Namun kenyatannya Jokowi hari ini sejak Ahad, 20 Oktober 2024 pada siang atau petang adalah pemimpin masa lalu, namun bangsa ini mesti waspada kepada bayangan Jokowi, atau Jokowi jilid 2 yang lebih awal sudah ditakuti bahkan lebih emosional dari Djokowi jilld pertama.
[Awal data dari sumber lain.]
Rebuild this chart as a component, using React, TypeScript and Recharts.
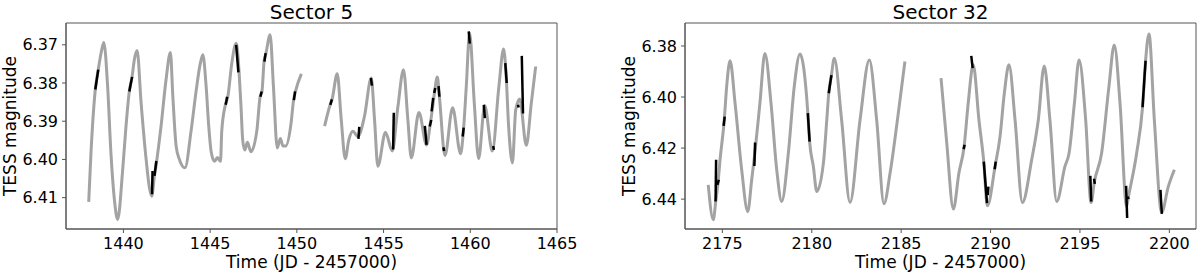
import { LineChart, Line, XAxis, YAxis, ReferenceArea } from "recharts";

// Sector 5 light curve (gray), null marks the data gap
const s5Time = [
  1438.0, 1438.13, 1438.38, 1438.55, 1438.71, 1438.87, 1439.09, 1439.28, 1439.48, 1439.67,
  1439.96, 1440.15, 1440.34, 1440.5, 1440.63, 1440.79, 1441.02, 1441.31, 1441.5, 1441.63,
  1441.79, 1441.92, 1442.17, 1442.46, 1442.71, 1442.85, 1443.04, 1443.23, 1443.55, 1443.9,
  1444.19, 1444.42, 1444.58, 1444.77, 1444.92, 1445.06, 1445.25, 1445.42, 1445.6, 1445.67,
  1445.88, 1446.02, 1446.25, 1446.5, 1446.77, 1446.88, 1447.0, 1447.15, 1447.35, 1447.69,
  1447.88, 1447.99, 1448.11, 1448.22, 1448.46, 1448.65, 1448.87, 1449.05, 1449.2, 1449.35,
  1449.67, 1449.81, 1449.92, 1450.26, 1451.0,
  1451.6, 1451.92, 1452.03, 1452.33, 1452.56, 1452.79, 1453.0, 1453.23, 1453.52, 1453.9,
  1454.29, 1454.48, 1454.67, 1455.11, 1455.5, 1455.83, 1456.15, 1456.4, 1456.6, 1457.04,
  1457.48, 1457.7, 1457.85, 1457.95, 1458.1, 1458.22, 1458.54, 1458.98, 1459.44, 1459.6,
  1459.77, 1459.96, 1460.23, 1460.48, 1460.83, 1461.27, 1461.65, 1461.92, 1462.06, 1462.21,
  1462.43, 1462.62, 1462.85, 1463.23, 1463.52, 1463.77,
];
const s5Mag = [
  6.4111, 6.3983, 6.3817, 6.3765, 6.3722, 6.3694, 6.3809, 6.3983, 6.4105, 6.4157,
  6.4026, 6.3913, 6.3822, 6.3784, 6.3739, 6.3715, 6.3852, 6.4, 6.4074, 6.4096,
  6.4043, 6.4004, 6.3913, 6.3791, 6.372, 6.3835, 6.3965, 6.4, 6.4022, 6.3926,
  6.3822, 6.3752, 6.3726, 6.3809, 6.3913, 6.398, 6.4005, 6.3995, 6.4005, 6.3926,
  6.3857, 6.3836, 6.3748, 6.3696, 6.3852, 6.395, 6.3975, 6.3955, 6.398, 6.3926,
  6.3836, 6.3822, 6.3744, 6.3722, 6.3674, 6.3809, 6.397, 6.3945, 6.3965, 6.3965,
  6.3904, 6.3845, 6.3822, 6.3776, null,
  6.3913, 6.3857, 6.3843, 6.3776, 6.3896, 6.3998, 6.3948, 6.3926, 6.394, 6.3887,
  6.3787, 6.3896, 6.4018, 6.3929, 6.3978, 6.3861, 6.3765, 6.3896, 6.3996, 6.3877,
  6.3962, 6.3905, 6.3856, 6.382, 6.3784, 6.3836, 6.399, 6.3865, 6.3985, 6.3928,
  6.3809, 6.3669, 6.3852, 6.3998, 6.3859, 6.3978, 6.3809, 6.3711, 6.3774, 6.3913,
  6.4009, 6.387, 6.3842, 6.3963, 6.3852, 6.3757,
];
// black highlighted segments: [t0, m0, t1, m1]
const s5Marks = [
  [1438.38, 6.3817, 1438.55, 6.3765],
  [1440.34, 6.3822, 1440.5, 6.3784],
  [1441.65, 6.4091, 1441.68, 6.403],
  [1441.79, 6.4043, 1441.9, 6.4004],
  [1445.9, 6.3857, 1445.98, 6.3836],
  [1446.5, 6.37, 1446.63, 6.3772],
  [1447.9, 6.3836, 1447.97, 6.3822],
  [1448.13, 6.3744, 1448.2, 6.3722],
  [1449.83, 6.3845, 1449.9, 6.3822],
  [1451.93, 6.3857, 1452.02, 6.3843],
  [1453.55, 6.3946, 1453.6, 6.3915],
  [1454.27, 6.3787, 1454.33, 6.3807],
  [1455.55, 6.3974, 1455.59, 6.3878],
  [1457.38, 6.3912, 1457.48, 6.3962],
  [1457.66, 6.3914, 1457.75, 6.3897],
  [1457.77, 6.3874, 1457.86, 6.3839],
  [1457.92, 6.3826, 1457.98, 6.3813],
  [1458.17, 6.3808, 1458.22, 6.3836],
  [1458.45, 6.3968, 1458.49, 6.3978],
  [1459.56, 6.394, 1459.62, 6.3917],
  [1459.91, 6.3665, 1459.97, 6.3697],
  [1460.78, 6.3857, 1460.84, 6.3892],
  [1461.32, 6.3965, 1461.36, 6.3975],
  [1462.02, 6.3748, 1462.1, 6.38],
  [1462.75, 6.3857, 1462.79, 6.3864],
  [1462.97, 6.3729, 1463.04, 6.388],
];

// Sector 32 light curve
const s32Time = [
  2174.21, 2174.49, 2174.63, 2174.76, 2174.87, 2175.1, 2175.24, 2175.43, 2175.71, 2176.08,
  2176.42, 2176.64, 2176.81, 2177.1, 2177.38, 2177.72, 2178.04, 2178.32, 2178.69, 2179.02,
  2179.34, 2179.78, 2179.88, 2180.09, 2180.28, 2180.65, 2180.84, 2180.95, 2181.1, 2181.26,
  2181.67, 2182.14, 2182.7, 2183.22, 2183.63, 2184.04, 2184.38, 2184.84, 2185.21, 2186.2,
  2187.23, 2187.55, 2187.92, 2188.23, 2188.52, 2188.75, 2189.03, 2189.35, 2189.62, 2189.82,
  2190.26, 2190.53, 2190.77, 2191.03, 2191.37, 2191.78, 2192.3, 2192.67, 2193.0, 2193.32,
  2193.7, 2194.16, 2194.39, 2194.69, 2194.95, 2195.32, 2195.62, 2195.81, 2196.21, 2196.62,
  2196.92, 2197.24, 2197.61, 2197.7, 2198.17, 2198.5, 2198.67, 2198.86, 2199.16, 2199.57,
  2199.94, 2200.28,
];
const s32Mag = [
  6.4344, 6.4481, 6.4409, 6.4334, 6.4246, 6.4095, 6.3959, 6.3858, 6.4024, 6.4285,
  6.4449, 6.4324, 6.4224, 6.4024, 6.3829, 6.4024, 6.4285, 6.4409, 6.422, 6.3959,
  6.3831, 6.4063, 6.4175, 6.4272, 6.437, 6.4259, 6.409, 6.3985, 6.3914, 6.3848,
  6.409, 6.4413, 6.409, 6.3855, 6.409, 6.4418, 6.4298, 6.4063, 6.3861, null,
  6.3926, 6.4181, 6.4439, 6.4298, 6.4195, 6.4024, 6.3874, 6.409, 6.4253, 6.4426,
  6.4268, 6.4155, 6.3985, 6.3874, 6.409, 6.4413, 6.4246, 6.409, 6.3878, 6.409,
  6.4409, 6.4272, 6.422, 6.4024, 6.3855, 6.409, 6.4413, 6.433, 6.422, 6.3959,
  6.3796, 6.4024, 6.4429, 6.4395, 6.422, 6.404, 6.3858, 6.3753, 6.409, 6.4452,
  6.4351, 6.4285,
];
const s32Marks = [
  [2174.62, 6.4409, 2174.65, 6.4246],
  [2174.72, 6.4344, 2174.8, 6.4324],
  [2175.07, 6.4113, 2175.13, 6.4077],
  [2176.79, 6.427, 2176.83, 6.4178],
  [2179.78, 6.4063, 2179.88, 6.4175],
  [2180.95, 6.3985, 2181.1, 6.3914],
  [2188.49, 6.4204, 2188.55, 6.4187],
  [2188.92, 6.3839, 2189.0, 6.3887],
  [2189.62, 6.4253, 2189.8, 6.4416],
  [2189.84, 6.4384, 2189.88, 6.4351],
  [2190.23, 6.4283, 2190.29, 6.4253],
  [2195.58, 6.4309, 2195.63, 6.4409],
  [2195.79, 6.432, 2195.83, 6.434],
  [2197.58, 6.4348, 2197.64, 6.4474],
  [2197.67, 6.439, 2197.72, 6.44],
  [2198.5, 6.404, 2198.67, 6.3858],
  [2199.5, 6.4364, 2199.58, 6.4458],
];

const s5XTicks = [1440, 1445, 1450, 1455, 1460, 1465];
const s5YTicks = [6.37, 6.38, 6.39, 6.4, 6.41];
const s32XTicks = [2175, 2180, 2185, 2190, 2195, 2200];
const s32YTicks = [6.38, 6.4, 6.42, 6.44];

const font = "DejaVu Sans, sans-serif";
const grey = "#a3a3a3";
const frame = "#555555";

interface PanelProps {
  left: number;
  axisWidth: number;
  time: number[];
  mag: (number | null)[];
  marks: number[][];
  xDomain: [number, number];
  yDomain: [number, number];
  xTicks: number[];
  yTicks: number[];
}

function Panel({ left, axisWidth, time, mag, marks, xDomain, yDomain, xTicks, yTicks }: PanelProps) {
  const rows = time.map((t, i) => ({ t, m: mag[i] }));
  const tickStyle = { fill: "#000", fontSize: 16, fontFamily: font };
  return (
    <div style={{ position: "absolute", left, top: 0 }}>
      <LineChart
        width={600}
        height={275}
        margin={{ top: 23, right: left === 0 ? 43 : 4, bottom: 0, left: 0 }}
      >
        <XAxis
          type="number"
          dataKey="t"
          domain={xDomain}
          ticks={xTicks}
          allowDataOverflow
          height={46}
          tickSize={4}
          tickMargin={5}
          stroke={frame}
          tick={tickStyle}
        />
        <YAxis
          type="number"
          dataKey="m"
          domain={yDomain}
          ticks={yTicks}
          reversed
          allowDataOverflow
          width={axisWidth}
          tickSize={4}
          tickMargin={4}
          stroke={frame}
          tick={tickStyle}
          tickFormatter={(v: number) => v.toFixed(2)}
        />
        <ReferenceArea
          x1={xDomain[0]}
          x2={xDomain[1]}
          y1={yDomain[0]}
          y2={yDomain[1]}
          fill="none"
          stroke={frame}
          strokeWidth={1}
        />
        <Line
          data={rows}
          dataKey="m"
          type="monotone"
          stroke={grey}
          strokeWidth={3}
          dot={false}
          connectNulls={false}
          isAnimationActive={false}
        />
        {marks.map((s, i) => (
          <Line
            key={i}
            data={[
              { t: s[0], m: s[1] },
              { t: s[2], m: s[3] },
            ]}
            dataKey="m"
            stroke="#000"
            strokeWidth={2.5}
            dot={false}
            isAnimationActive={false}
          />
        ))}
      </LineChart>
    </div>
  );
}

export default function App() {
  return (
    <div style={{ position: "absolute", left: 0, top: 0, width: 1200, height: 275, background: "#fff" }}>
      <Panel
        left={0}
        axisWidth={66}
        time={s5Time}
        mag={s5Mag}
        marks={s5Marks}
        xDomain={[1436.69, 1465.0]}
        yDomain={[6.3643, 6.4182]}
        xTicks={s5XTicks}
        yTicks={s5YTicks}
      />
      <Panel
        left={600}
        axisWidth={85}
        time={s32Time}
        mag={s32Mag}
        marks={s32Marks}
        xDomain={[2172.91, 2201.49]}
        yDomain={[6.371, 6.4517]}
        xTicks={s32XTicks}
        yTicks={s32YTicks}
      />
      <svg
        width={1200}
        height={275}
        style={{ position: "absolute", left: 0, top: 0, pointerEvents: "none" }}
        fontFamily={font}
      >
        <text x={311.5} y={18.5} fontSize={20} textAnchor="middle">Sector 5</text>
        <text x={940.5} y={18.5} fontSize={20} textAnchor="middle">Sector 32</text>
        <text x={311.5} y={267.5} fontSize={17} textAnchor="middle">Time (JD - 2457000)</text>
        <text x={940.5} y={267.5} fontSize={17} textAnchor="middle">Time (JD - 2457000)</text>
        <text transform="translate(15.7,126) rotate(-90)" fontSize={17} textAnchor="middle">TESS magnitude</text>
        <text transform="translate(634.7,126) rotate(-90)" fontSize={17} textAnchor="middle">TESS magnitude</text>
      </svg>
    </div>
  );
}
Jangankan musuh politiknya atau sekedar oposan, ada info A1,  mertuanya pun dia libas dengan pola menelanjangi !

Tapi kesemua ini JASMERAH, Presiden RI Prabowo Subianto pernah dengan gigih didukung dan dibela mati-matian oleh kelompok politik identitas pada 2019. Diawali Prabowo berkunjung ke Kota Mekkah meminta dukungan elektoral, dan berlanjut Prabowo mendapatkan rekomendasi para ulama melalui ijtima menuju pilpres 2019.

Maka benang merah topik judul tidak ambigu, disini nampak ada kepercayaan yang lebih pada sosok eks TNI Prabowo, dibanding warga sipil Joko Widodo pada pilpres 2019. Sebuah deskriptif asa pada sosok TNI atau sosok berpola militeris karena faktor kesadaran seorang Jendral setelah menjabat presiden tidak lagi khusus membawahi pasukan perang dengan “uniform tunggal“, presiden membawah banyak corak dan warna, multi kelompok sipil termasuk aktivis yang kritis dan multi karakter dan disiplin ilmu, sehingga Warga dan Negara membutuhkan TNI yang tidak kaku terhadap kebebasan berpendapat, tetap loyal dan mengutamakan moralitas, etika dan kedisiplinan, namun humanisme dan jauh dari otoritarian

Tetap positif thinking, dengan segala yang ada, Prabowo Presiden bakal tegas melibas anggota kabinetnya yang tidak mumpuni, anggapan publik Prabowo menggunakan para eks pejabat pemilik bayang gelap bersikap ksatria, hanya sementara sekedar hindarkan manuver dari seorang eks pemimpin terburuk sepanjang republik berdiri.

Tentunya Presiden RI yang baru saja menjabat mesti diberi apresiasi serta dukungan moral agar sukses melaksanakan amanah rakyat dengan baik dan benar.

Bravo, Congratulation Prabowo Subianto Presiden RI ke-8.